Great Mother of All - 59" X 60"
Vying for power in the first three hundred years of the Roman calendar, were two rival religions; Mithraism and Christianity. Mithras, “God of Truth and Honor”, was the central figure in Mithraism and was associated with the protection of warriors. Jesus the Christ, in contrast, was associated with equality, love, peace and unity. It was a very near thing. The soldiers, of whom there were many, preferred Mithras, the God of might and strength, to the “turn the other cheek and love thine enemies” rabbi. If Constantine hadn’t seen a way to turn this God of Love to political advantage his soldiers might have had their way.

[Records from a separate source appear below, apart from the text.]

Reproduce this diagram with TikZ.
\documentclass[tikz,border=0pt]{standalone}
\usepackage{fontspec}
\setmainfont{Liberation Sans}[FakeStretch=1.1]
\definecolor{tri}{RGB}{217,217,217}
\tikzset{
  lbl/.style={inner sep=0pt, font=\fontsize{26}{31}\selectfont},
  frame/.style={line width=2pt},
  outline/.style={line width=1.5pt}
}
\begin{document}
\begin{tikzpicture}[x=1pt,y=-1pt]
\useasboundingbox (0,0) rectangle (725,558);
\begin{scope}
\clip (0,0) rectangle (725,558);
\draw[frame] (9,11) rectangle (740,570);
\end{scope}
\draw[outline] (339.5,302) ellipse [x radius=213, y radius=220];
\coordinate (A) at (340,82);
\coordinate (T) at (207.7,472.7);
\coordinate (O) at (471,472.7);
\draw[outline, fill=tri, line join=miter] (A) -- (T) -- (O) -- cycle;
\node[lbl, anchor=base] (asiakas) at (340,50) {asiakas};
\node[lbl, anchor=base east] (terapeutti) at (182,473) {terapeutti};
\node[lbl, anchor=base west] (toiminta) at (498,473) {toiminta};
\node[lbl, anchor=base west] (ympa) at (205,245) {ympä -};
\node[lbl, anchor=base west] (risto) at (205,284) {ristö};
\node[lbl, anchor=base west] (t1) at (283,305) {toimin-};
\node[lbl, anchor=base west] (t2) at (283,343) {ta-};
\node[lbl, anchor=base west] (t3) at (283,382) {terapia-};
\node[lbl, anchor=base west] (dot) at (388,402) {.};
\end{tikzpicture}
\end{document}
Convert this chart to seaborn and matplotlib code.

This contest was preceded by several millennia of gradual but unrelenting conversion from a matrifocal Goddess religion to the patriarchal Jehovah who came into the Fertile Crescent with conquering warriors from the north. Destroying everything in their path, these fierce northmen claimed all and supplanted the ancient ways with their angry, avenging, and patriarchal god.
Still earlier was the “Golden Age”. Tales of this era of tranquility, of cultural flourishing and plenty for all were still being told by Plato and Aristotle. For the people who revered the Great Mother of All, it was no myth. Rather it was the stuff of their daily lives, worth dying for and was with us, unbroken, until crushed by the Inquisition.